Monetary Board sees 2021 dollar surplus 87 percent higher than projected

MANILA, Philippines—The flow of dollars in and out of the Philippines was expected to show marked improvement this year, although the ongoing COVID-19 pandemic will likely keep capping imports for raw materials and intermediate goods well into 2022.

The latest data from the Bangko Sentral ng Pilipinas (BSP) showed that its policy-making Monetary Board now expects the country to end 2021 with a balance of payments surplus of $6.2 billion. This is 87 percent more than the $3.3 billion forecast for the year made by the group three months ago.

In 2020, the country ended the year with a dollar surplus of $16 billion—the highest in the country’s history—as spending for imports dropped sharply due to the biggest economic contraction experienced since the end of World War II.

Before the COVID-19 public health crisis, the country recorded a balance of payments surplus of only $7.8 billion in 2019.

In a mobile phone message to reporters, BSP Governor Benjamin Diokno said the Philippines’ external position for this year was “looking up”, with “both exports and imports growth improving.”

The balance of payments represents the net amount of dollars that flow in and out of a nation’s economy for a particular period. It tallies the movement of foreign exchange due to a country’s exports of goods and services, remittances from expatriate citizens, and investment inflows, among others, against outflows due to import spending, investment repatriations and other outflows.

A surplus means the country is making more dollars than it is spending and usually results in the local currency appreciating against other currencies, while the opposite is true in the case of a balance of payments deficit.

The latest forecasts approved by the Monetary Board also showed that the Philippines will likely end 2021 with $114 billion in dollar reserves.
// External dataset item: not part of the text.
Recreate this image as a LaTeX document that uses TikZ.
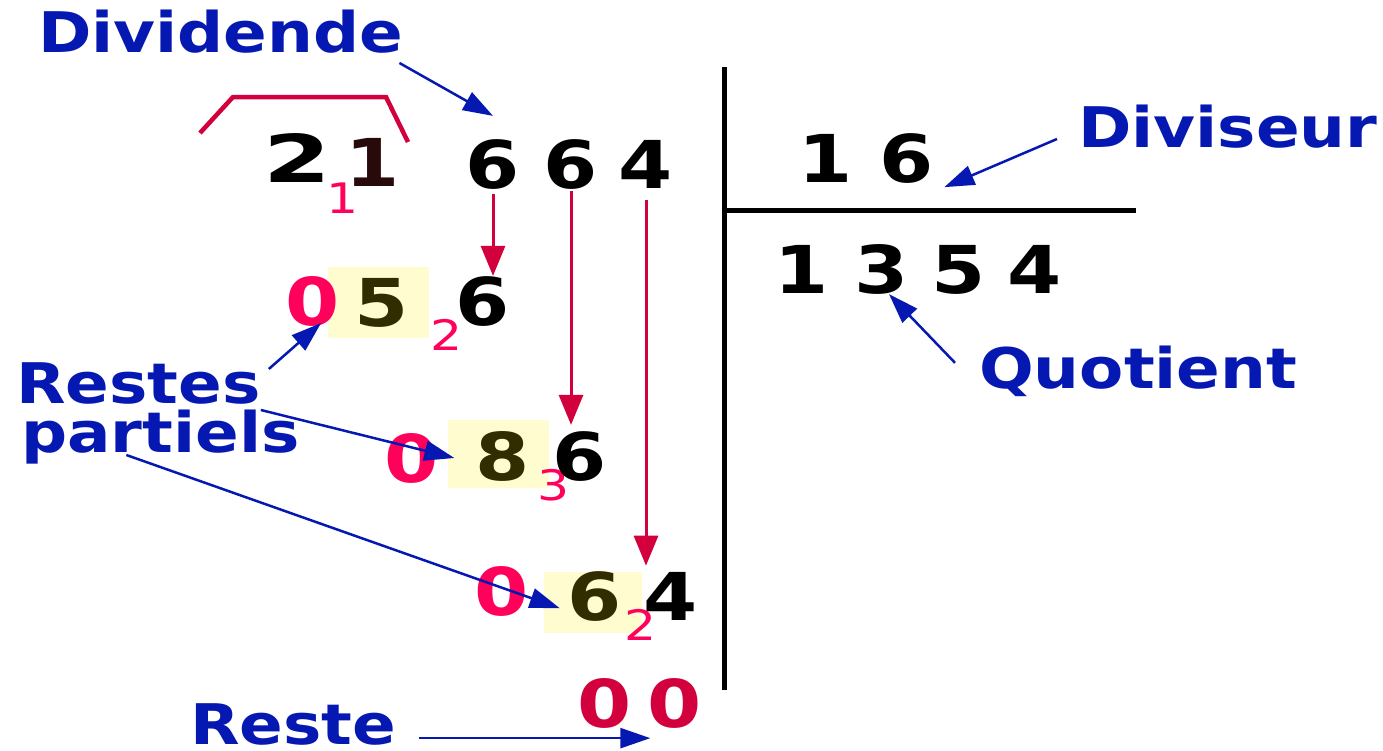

This is higher than the forecast of $106 billion made three months ago, and will set another record high from the historic peak of $110.1 billion in gross international reserves recorded at the end of 2020.

In 2019, the country ended the year with only $87.8 billion in dollar reserves.

These same Monetary Board-approved forecasts also showed that it expected the country’s current account — the tally of goods imports and exports, services, the business process outsourcing industry’s earnings, and travel receipts, among others — to end the year with a $9.1 billion surplus.

This is larger than the original forecast for 2021 of $6.1 billion, but smaller than last year’s tally of a $13 billion surplus.